Hedge Fund Founder Kim Admits Larceny in $6 Million Fraud

Brian Kim, founder and operator of the hedge fund Liquid Capital Management LLC, pleaded guilty to grand larceny after being accused by Manhattan prosecutors of running a $6 million Ponzi scheme.

Kim entered the plea today before Justice Charles Solomon of New York State Supreme court in Manhattan, admitting nine of 26 counts against him. The punishment for the most serious is as much as 25 years in prison. Sentencing was set for April 20.

Kim, 36, who fled overseas when he was about to be tried in another case, apologized for dragging out the proceedings.

“I know these matters could have been resolved a long time ago,” he told the court. He said he had no “malicious intent.”

Kim was taken into custody in October 2011 by authorities in Hong Kong, where he fled before a U.S. trial scheduled to begin in January 2011 on charges that he stole $430,000 from a Manhattan condominium complex where he lived.

He admitted that crime today as well. Kim told the judge the stolen money went to his investors.

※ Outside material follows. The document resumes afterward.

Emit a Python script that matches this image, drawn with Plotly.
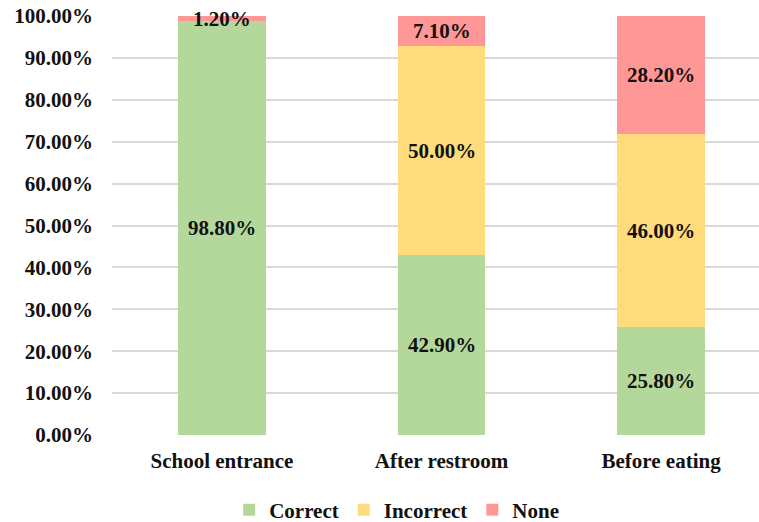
import plotly.graph_objects as go

# Hand-washing compliance by occasion (percent of observations)
categories = ["School entrance", "After restroom", "Before eating"]
correct = [98.8, 42.9, 25.8]
incorrect = [0.0, 50.0, 46.0]
none = [1.2, 7.1, 28.2]
tick_values = [0, 10, 20, 30, 40, 50, 60, 70, 80, 90, 100]
tick_labels = [f"{v:.2f}%" for v in tick_values]

series = [
    ("Correct", correct, "#B4D89C"),
    ("Incorrect", incorrect, "#FFDB7B"),
    ("None", none, "#FF9797"),
]

FONT = "Liberation Serif"
xpos = list(range(len(categories)))

fig = go.Figure()
for name, vals, color in series:
    fig.add_trace(go.Bar(
        x=xpos, y=vals, name=f"<b>{name}</b>", width=0.40,
        marker=dict(color=color, line=dict(width=0)),
    ))

# value labels centred in each segment
annotations = []
for i in xpos:
    base = 0.0
    for name, vals, color in series:
        v = vals[i]
        if v > 0:
            annotations.append(dict(
                x=i, y=base + v / 2, xref="x", yref="y",
                text=f"<b>{v:.2f}%</b>", showarrow=False,
                font=dict(family=FONT, size=21, color="#111111"),
            ))
        base += v

fig.update_layout(
    barmode="stack",
    width=759, height=522,
    margin=dict(l=112, r=0, t=16, b=87, autoexpand=False),
    paper_bgcolor="white", plot_bgcolor="white",
    font=dict(family=FONT, size=21, color="#111111"),
    annotations=annotations,
    bargap=0,
    legend=dict(
        orientation="h", x=0.44, xanchor="center", y=-0.179, yanchor="middle",
        font=dict(family=FONT, size=21, color="#111111"),
        bgcolor="rgba(0,0,0,0)",
        traceorder="normal", itemwidth=30,
    ),
    xaxis=dict(
        tickmode="array", tickvals=xpos, ticktext=[f"<b>{c}</b>" for c in categories],
        range=[-0.501, 2.446], showgrid=False, zeroline=False,
        showline=False, ticks="", ticklabelstandoff=11,
    ),
    yaxis=dict(
        range=[0, 100], tickmode="array", tickvals=tick_values,
        ticktext=[f"<b>{t}</b>" for t in tick_labels],
        showgrid=True, gridcolor="#D9D9D9", gridwidth=1.5,
        zeroline=False, showline=False, ticks="", ticklabelstandoff=18,
    ),
)

fig.write_html("out.html")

The Ponzi scheme indictment in February 2011 charged him with running a fraud from January 2003 to January 2011.

Kim told clients they were investing in safe and stable securities, prosecutors said. Instead, he traded in highly speculative contracts and diverted money to himself, they said.

“The defendant induced his clients to make risky and speculative investments by portraying himself as an accomplished trader and money manager,” District Attorney Cyrus R. Vance Jr. said in a statement after the charges were filed.

Claims to Clients

Kim and his employees told prospective clients the fund generated returns of more than 240 percent and hid his losses by making new investments look like profits, the U.S. Commodity Futures Trading Commission said in a civil suit.

Shopping trips in New York at Coach and Barneys New York, skiing in Vermont and gambling excursions to Atlantic City, New Jersey, were funded by withdrawals from the fund, the CFTC said. Kim “is the sole and managing member” of the New York-based company, the agency said in its February 2011 complaint.

Just before the trial for the condominium complex theft, Kim fled to Hong Kong using a fraudulently obtained U.S. passport, according to prosecutors.

“He’s suffered from these crimes,” Kim’s lawyer, Justin Levine, told the court. “And he will continue to suffer.”

The state case is People v. Kim, 2011/86, New York State Supreme Court, New York County (Manhattan). The CFTC suit is U.S. Commodity Futures Trading Commission v. Kim, 11-cv-01013, and the federal criminal case over the passport fraud is U.S. v. Kim, 11-cr-00642, U.S. District Court, Southern District of New York (Manhattan.)